Saudi Arabia’s ruling monarch has just paid a visit to the United Kingdom, where Kim Howells, the Middle East minister standing in for Foreign Secretary David Miliband, said Britain has shared values with the Saudis.
I’ve searched for but haven’t found any explanation or exposition on what, exactly, these shared values are. Here’s a good article from the Daily Mail: http://www.dailymail.co.uk/pages/live/articles/news/news.html?in_article_id=490596&in_page_id=1770
But bizarre claims have come from our side too. Foreign Office Minister Kim Howells has spoken of the ‘shared values’ between our two countries.
What shared values? Was he thinking of Riyadh’s ‘Chop-Chop Square’ where adulterers and thieves lose heads or arms under the kingdom’s brutal Sharia law?
Was he referring to the scores of Saudi political dissenters executed and tortured every year?
Perhaps he meant the Saudis’ treatment of women who are, in effect, kept under house arrest, banned from driving or leaving their home without a male guardian and made to dress ‘modestly’ – in other words covered from head to toe.
He presumably did not mean Tony Blair’s suppression of a corruption probe into British Aerospace’s alleged bribery of the ruling dynasty to secure a multi-billion arms contract.
In the coming days, the Saudis will claim that both Osama Bin Laden and the 15 Saudi 9/11 hijackers had no deeper connection to the culture and mores of the kingdom than that they were born and educated there.
Just as they did unconvincingly after 9/11, the Saudis will trumpet their new-found resolve in combating domestic terrorism, while promoting the idea of a UN centre to co-ordinate information on international threats and touting their peace plan for the Middle East.

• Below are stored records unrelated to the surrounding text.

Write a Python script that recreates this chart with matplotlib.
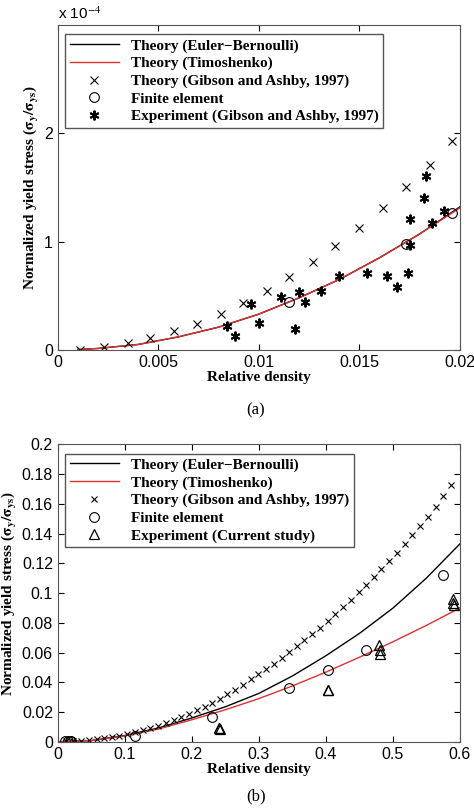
import matplotlib
matplotlib.use("Agg")
import matplotlib.pyplot as plt

# ---- panel (a) data (y in units of 1e-4)
a_line_x = [0.001, 0.002, 0.004, 0.006, 0.008, 0.010, 0.012, 0.014, 0.016, 0.018, 0.020]
a_eb_y = [0.003, 0.013, 0.05, 0.12, 0.21, 0.33, 0.48, 0.65, 0.85, 1.07, 1.32]
a_ti_y = [0.003, 0.013, 0.05, 0.12, 0.21, 0.33, 0.48, 0.65, 0.85, 1.07, 1.31]
a_gib_x = [0.0011, 0.0023, 0.0035, 0.0046, 0.0058, 0.0069, 0.0081, 0.0092, 0.0104, 0.0115,
           0.0127, 0.0138, 0.0150, 0.0162, 0.0173, 0.0185, 0.0196]
a_gib_y = [0.0, 0.03, 0.06, 0.11, 0.17, 0.24, 0.33, 0.43, 0.54, 0.67, 0.81, 0.96, 1.13, 1.31,
           1.50, 1.71, 1.93]
a_fe_x = [0.0115, 0.0173, 0.0196]
a_fe_y = [0.44, 0.98, 1.26]
a_exp_x = [0.0084, 0.0088, 0.0096, 0.0100, 0.0111, 0.0118, 0.0120, 0.0123, 0.0131, 0.0140,
           0.0154, 0.0164, 0.0169, 0.0174, 0.0175, 0.0175, 0.0182, 0.0183, 0.0186, 0.0192]
a_exp_y = [0.22, 0.13, 0.42, 0.25, 0.49, 0.19, 0.53, 0.44, 0.54, 0.68, 0.71, 0.68, 0.58, 0.71,
           0.97, 1.21, 1.40, 1.61, 1.17, 1.28]

# ---- panel (b) data
b_line_x = [0.0, 0.05, 0.1, 0.15, 0.2, 0.25, 0.3, 0.35, 0.4, 0.45, 0.5, 0.55, 0.6]
b_eb_y = [0.0, 0.0008, 0.0042, 0.0092, 0.016, 0.0235, 0.0325, 0.0442, 0.0578, 0.0728, 0.0898, 0.1100, 0.1330]
b_ti_y = [0.0, 0.0008, 0.0040, 0.0085, 0.0148, 0.0215, 0.0290, 0.0375, 0.0468, 0.0568, 0.0672, 0.0782, 0.0900]
b_gib_x = [0.012, 0.023, 0.035, 0.046, 0.058, 0.069, 0.081, 0.092, 0.104, 0.115, 0.127, 0.138,
           0.150, 0.161, 0.173, 0.184, 0.196, 0.207, 0.219, 0.230, 0.242, 0.253, 0.265, 0.276,
           0.288, 0.299, 0.311, 0.322, 0.334, 0.345, 0.357, 0.368, 0.380, 0.391, 0.403, 0.414,
           0.426, 0.437, 0.449, 0.460, 0.472, 0.483, 0.495, 0.506, 0.518, 0.529, 0.541, 0.552,
           0.564, 0.575, 0.587]
b_gib_y = [0.0002, 0.0004, 0.0008, 0.0012, 0.0017, 0.0024, 0.0032, 0.0041, 0.0052, 0.0064,
           0.0078, 0.0093, 0.0109, 0.0126, 0.0145, 0.0166, 0.0189, 0.0212, 0.0236, 0.0262,
           0.0289, 0.0318, 0.0349, 0.0383, 0.0420, 0.0456, 0.0490, 0.0526, 0.0563, 0.0602,
           0.0642, 0.0682, 0.0724, 0.0768, 0.0815, 0.0860, 0.0907, 0.0955, 0.1005, 0.1055,
           0.1107, 0.1160, 0.1215, 0.1270, 0.1328, 0.1388, 0.1450, 0.1515, 0.1582, 0.1652, 0.1725]
b_fe_x = [0.011, 0.015, 0.018, 0.02, 0.115, 0.23, 0.345, 0.403, 0.46, 0.575]
b_fe_y = [0.0002, 0.0003, 0.0003, 0.0003, 0.004, 0.0165, 0.036, 0.048, 0.0615, 0.112]
b_exp_x = [0.24, 0.241, 0.242, 0.403, 0.404, 0.48, 0.481, 0.481, 0.59, 0.591, 0.59]
b_exp_y = [0.009, 0.0095, 0.0085, 0.035, 0.0345, 0.065, 0.062, 0.059, 0.096, 0.092, 0.093]

serif = ['Liberation Serif', 'DejaVu Serif']
sans = ['Liberation Sans', 'DejaVu Sans']
plt.rcParams['font.family'] = sans
plt.rcParams['mathtext.fontset'] = 'stix'

fig = plt.figure(figsize=(4.74, 8.08), dpi=100)
ax1 = fig.add_axes([0.122, 0.567, 0.848, 0.402])
ax2 = fig.add_axes([0.122, 0.082, 0.848, 0.368])

ylab = r'Normalized yield stress ($\mathbf{\sigma_y/\sigma_{ys}}$)'
msz = 6
asterisk = (6, 2, 0)

def style(ax):
    ax.tick_params(direction='in', top=True, right=True, labelsize=11.5, length=4)
    ax.set_xlabel('Relative density', family=serif, weight='bold', fontsize=11, labelpad=1)
    ax.set_ylabel(ylab, family=serif, weight='bold', fontsize=11, labelpad=2)
    for s in ax.spines.values():
        s.set_color('#555555')

legprops = {'family': serif, 'weight': 'bold', 'size': 11}

# panel a
ax1.plot(a_line_x, a_eb_y, color='black', lw=1, label='Theory (Euler\u2212Bernoulli)')
ax1.plot(a_line_x, a_ti_y, color='#e03030', lw=1, label='Theory (Timoshenko)')
ax1.plot(a_gib_x, a_gib_y, 'x', color='black', ms=msz, mew=0.8, label='Theory (Gibson and Ashby, 1997)')
ax1.plot(a_fe_x, a_fe_y, 'o', mfc='none', mec='black', ms=msz + 1, mew=0.8, label='Finite element')
ax1.plot(a_exp_x, a_exp_y, linestyle='none', marker=asterisk, color='black', ms=msz + 1, mew=1.4,
         label='Experiment (Gibson and Ashby, 1997)')
ax1.set_xlim(0, 0.02)
ax1.set_ylim(0, 3)
ax1.set_xticks([0, 0.005, 0.01, 0.015, 0.02])
ax1.set_xticklabels(['0', '0.005', '0.01', '0.015', '0.02'])
ax1.set_yticks([0, 1, 2])
ax1.set_yticklabels(['0', '1', '2'])
style(ax1)
ax1.text(0.0, 1.01, r'x 10$^{-4}$', transform=ax1.transAxes, fontsize=11, va='bottom')
ax1.legend(loc='upper left', prop=legprops, fancybox=False, edgecolor='#555555', framealpha=1,
           handlelength=3.2, borderpad=0.3, labelspacing=0.25, bbox_to_anchor=(0.0, 0.995))

# panel b
ax2.plot(b_line_x, b_eb_y, color='black', lw=1, label='Theory (Euler\u2212Bernoulli)')
ax2.plot(b_line_x, b_ti_y, color='#e03030', lw=1, label='Theory (Timoshenko)')
ax2.plot(b_gib_x, b_gib_y, 'x', color='black', ms=msz - 1, mew=0.8, label='Theory (Gibson and Ashby, 1997)')
ax2.plot(b_fe_x, b_fe_y, 'o', mfc='none', mec='black', ms=msz + 1, mew=0.8, label='Finite element')
ax2.plot(b_exp_x, b_exp_y, '^', mfc='none', mec='black', ms=msz + 1, mew=0.9, label='Experiment (Current study)')
ax2.set_xlim(0, 0.6)
ax2.set_ylim(0, 0.2)
ax2.set_xticks([0, 0.1, 0.2, 0.3, 0.4, 0.5, 0.6])
ax2.set_xticklabels(['0', '0.1', '0.2', '0.3', '0.4', '0.5', '0.6'])
ax2.set_yticks([0, 0.02, 0.04, 0.06, 0.08, 0.1, 0.12, 0.14, 0.16, 0.18, 0.2])
ax2.set_yticklabels(['0', '0.02', '0.04', '0.06', '0.08', '0.1', '0.12', '0.14', '0.16', '0.18', '0.2'])
style(ax2)
ax2.legend(loc='upper left', prop=legprops, fancybox=False, edgecolor='#555555', framealpha=1,
           handlelength=3.2, borderpad=0.3, labelspacing=0.25, bbox_to_anchor=(0.0, 0.995))

fig.text(0.54, 0.492, '(a)', family=serif, fontsize=12, ha='center', va='center')
fig.text(0.54, 0.014, '(b)', family=serif, fontsize=12, ha='center', va='center')

fig.savefig('out.png', dpi=100)
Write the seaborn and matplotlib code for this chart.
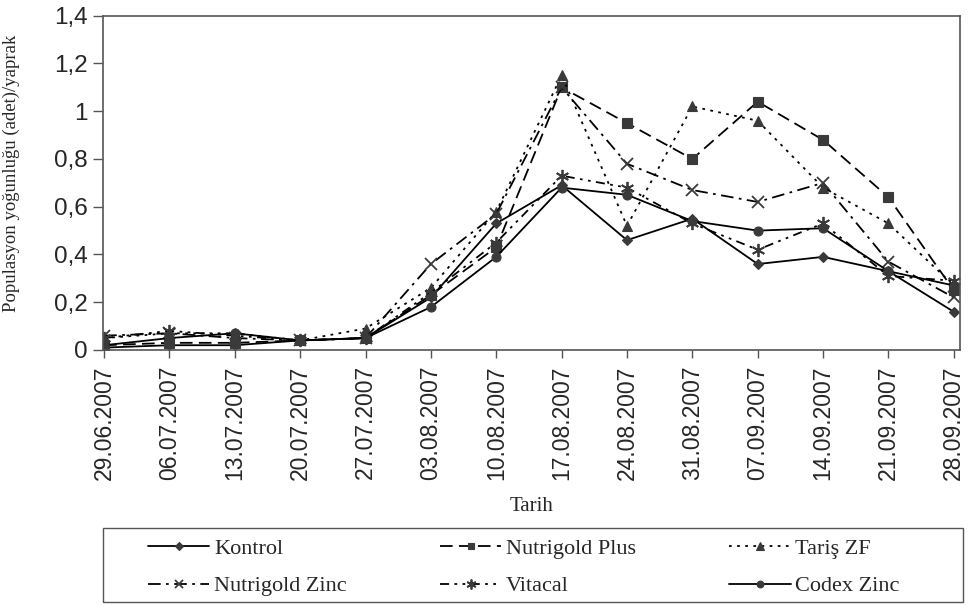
import matplotlib
matplotlib.use("Agg")
import matplotlib.pyplot as plt
from matplotlib.ticker import FixedLocator, FuncFormatter
from matplotlib.patches import Rectangle
import seaborn as sns
import pandas as pd

dates = ["29.06.2007", "06.07.2007", "13.07.2007", "20.07.2007", "27.07.2007",
         "03.08.2007", "10.08.2007", "17.08.2007", "24.08.2007", "31.08.2007",
         "07.09.2007", "14.09.2007", "21.09.2007", "28.09.2007"]

kontrol = [0.01, 0.02, 0.02, 0.04, 0.05, 0.22, 0.53, 0.69, 0.46, 0.55, 0.36, 0.39, 0.33, 0.16]
nutrigold_plus = [0.02, 0.03, 0.03, 0.04, 0.05, 0.23, 0.43, 1.10, 0.95, 0.80, 1.04, 0.88, 0.64, 0.25]
taris_zf = [0.05, 0.07, 0.07, 0.04, 0.09, 0.26, 0.58, 1.15, 0.52, 1.02, 0.96, 0.68, 0.53, 0.27]
nutrigold_zinc = [0.06, 0.07, 0.05, 0.04, 0.05, 0.36, 0.57, 1.10, 0.78, 0.67, 0.62, 0.70, 0.37, 0.22]
vitacal = [0.05, 0.08, 0.06, 0.04, 0.05, 0.24, 0.45, 0.73, 0.68, 0.53, 0.42, 0.53, 0.31, 0.29]
codex_zinc = [0.02, 0.05, 0.07, 0.04, 0.05, 0.18, 0.39, 0.68, 0.65, 0.54, 0.50, 0.51, 0.33, 0.27]

series_names = ["Kontrol", "Nutrigold Plus", "Tariş ZF", "Nutrigold Zinc", "Vitacal", "Codex Zinc"]
series_values = [kontrol, nutrigold_plus, taris_zf, nutrigold_zinc, vitacal, codex_zinc]

y_ticks = [0, 0.2, 0.4, 0.6, 0.8, 1.0, 1.2, 1.4]

# marker, dash pattern, marker size and whether the marker is drawn with strokes only
styles = {
    "Kontrol": dict(marker="D", ls="-", ms=5.5, stroke=False),
    "Nutrigold Plus": dict(marker="s", ls=(0, (7, 3.5)), ms=6.5, stroke=False),
    "Tariş ZF": dict(marker="^", ls=(0, (1.5, 3)), ms=7.5, stroke=False),
    "Nutrigold Zinc": dict(marker="x", ls=(0, (7, 3, 1.5, 3)), ms=8.5, stroke=True),
    "Vitacal": dict(marker=(6, 2, 0), ls=(0, (5, 3, 1.5, 3, 1.5, 3)), ms=9.5, stroke=True),
    "Codex Zinc": dict(marker="o", ls="-", ms=6.5, stroke=False),
}

serif = ["Liberation Serif", "DejaVu Serif"]

sns.set_theme(style="white")
plt.rcParams["font.family"] = ["Liberation Sans", "DejaVu Sans"]

fig = plt.figure(figsize=(9.7, 6.05), dpi=100)
ax = fig.add_axes([0.106, 0.4215, 0.884, 0.5525])

frames = []
for name, vals in zip(series_names, series_values):
    frames.append(pd.DataFrame({"Tarih": dates, "value": vals, "seri": name}))
df = pd.concat(frames, ignore_index=True)

handles = {}
for name in series_names:
    st = styles[name]
    sub = df[df["seri"] == name]
    sns.lineplot(data=sub, x="Tarih", y="value", ax=ax, sort=False,
                 color="black", lw=1.3, linestyle=st["ls"],
                 marker=st["marker"], markersize=st["ms"],
                 markerfacecolor="#3a3a3a", markeredgecolor="#3a3a3a",
                 markeredgewidth=1.3 if st["stroke"] else 0.8, label=name, legend=False)
    handles[name] = ax.lines[-1]

ax.set_xlim(-0.02, 13.1)
ax.set_ylim(0, 1.4)
ax.yaxis.set_major_locator(FixedLocator(y_ticks))
ax.yaxis.set_major_formatter(FuncFormatter(
    lambda v, p: (f"{v:.1f}".rstrip("0").rstrip(".")).replace(".", ",")))
ax.set_xticks(range(len(dates)))
ax.set_xticklabels(dates, rotation=90, fontsize=16.5)
ax.tick_params(axis="y", labelsize=17.5, length=7, width=1, color="#555555",
               direction="out", left=True, pad=4)
ax.tick_params(axis="x", length=6, width=1, color="#555555", direction="out",
               bottom=True, pad=5)
for sp in ax.spines.values():
    sp.set_color("#555555")
    sp.set_linewidth(1.2)
ax.grid(False)

ax.set_ylabel("Populasyon yoğunluğu (adet)/yaprak", family=serif, fontsize=13.5)
ax.yaxis.set_label_coords(-0.097, 0.53)
ax.set_xlabel("")
fig.text(0.548, 0.163, "Tarih", ha="center", va="center", family=serif, fontsize=15)

# legend box spanning the plot width
fig.patches.append(Rectangle((103 / 970, 1 - 602 / 605), 860 / 970, 74 / 605,
                             transform=fig.transFigure, fill=False,
                             edgecolor="#555555", linewidth=1.0))

order = ["Kontrol", "Nutrigold Zinc", "Nutrigold Plus", "Vitacal", "Tariş ZF", "Codex Zinc"]
leg = fig.legend([handles[n] for n in order], order, ncol=3,
                 loc="center", bbox_to_anchor=(524 / 970, 1 - 567.5 / 605),
                 prop={"family": serif, "size": 16},
                 frameon=False, handlelength=2.75, handletextpad=0.22,
                 columnspacing=4.2, labelspacing=0.75, markerscale=0.75)

fig.savefig("out.png", dpi=100)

But all of this polite verbiage conceals stark realities. For the truth is that for nearly three decades now, the Saudis have been exporting their indigenous extremists all over the world.
It was in 1979 that Saudi fundamentalists – fuelled by mass unemployment as well as the vast wealth, corruption and hypocrisy of the royal dynasty – stormed and occupied the holy shrine at Mecca, killing and capturing hundreds of pilgrims.
The Saudi authorities retook the mosque but they placated the growing unrest by introducing a religious crackdown and ensuring that strict Islamic codes were enforced.
They also encouraged fundamentalists to find trouble elsewhere – to go to Afghanistan and fight the atheist Soviets, even providing them with cheap flights and cash for weapons.
In this way, the authorities played a major role in financing what coalesced into Al Qaeda, whose leader, Bin Laden, is the spoilt scion of the largest Saudi construction firm.
So keen have they been to bury this connection that London’s libel courts have been used to obliterate an academic book called Alms for Jihad for daring to broach this subject.
Equally disturbingly, Saudi Arabia has used its vast oil wealth to purvey on a global scale the austere Wahhabist strain of Islam on which the Saud dynasty’s legitimacy rests, but which poisons young minds and fuels murderous anti-Jewish and anti-western resentment.